Furs: Import Controls

(asked on 4th June 2018) - View Source

Question to the Department for Environment, Food and Rural Affairs:

To ask the Secretary of State for Environment, Food and Rural Affairs, what assessment the Government has made of the potential to use Article 36 of the Treaty on the Functioning of the EU, which allows for trade restrictions on grounds of public morality among other reasons, to ban the import of animal fur while the UK is still a member of the Single Market.


Answered by
George Eustice Portrait
George Eustice
This question was answered on 12th June 2018

The Treaty on the Functioning of the EU (TFEU) places restrictions on the introduction of measures that impair the free movement of goods within the EU market. Where there are EU harmonising measures relevant to the movement of fur, including the Animal By-Products Regulation in respect of untreated fur and the Seal Products Regulation, any derogation from those in the form of a national restriction would need to meet the requirements of Article 114 of TFEU, or any specific safeguard measure included in the harmonising legislation. This would involve notifying the measures to the European Commission who would need to be satisfied that the issue is “specific to that Member State”, that it would not amount to a means of arbitrary discrimination or a disguised restriction on trade, or an obstacle to the functioning of the internal market.

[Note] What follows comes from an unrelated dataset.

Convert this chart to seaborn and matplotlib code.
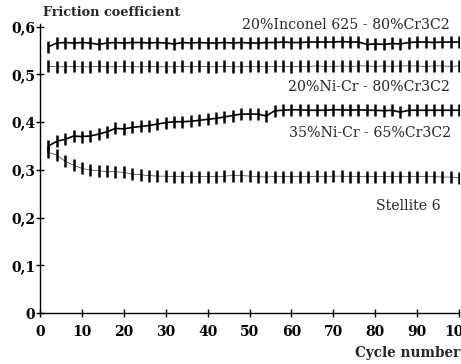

To introduce a ban in the absence of such consent where it is needed would breach Article 114 of TFEU. Article 36 provides potential justifications for overriding the prohibition on restrictions on imports and measures of equivalent effect between Member States. These justifications cannot be used legally, however, where the measure constitutes a means of arbitrary discrimination or a disguised restriction on trade between Member States or where the EU has legislated on the matter in question.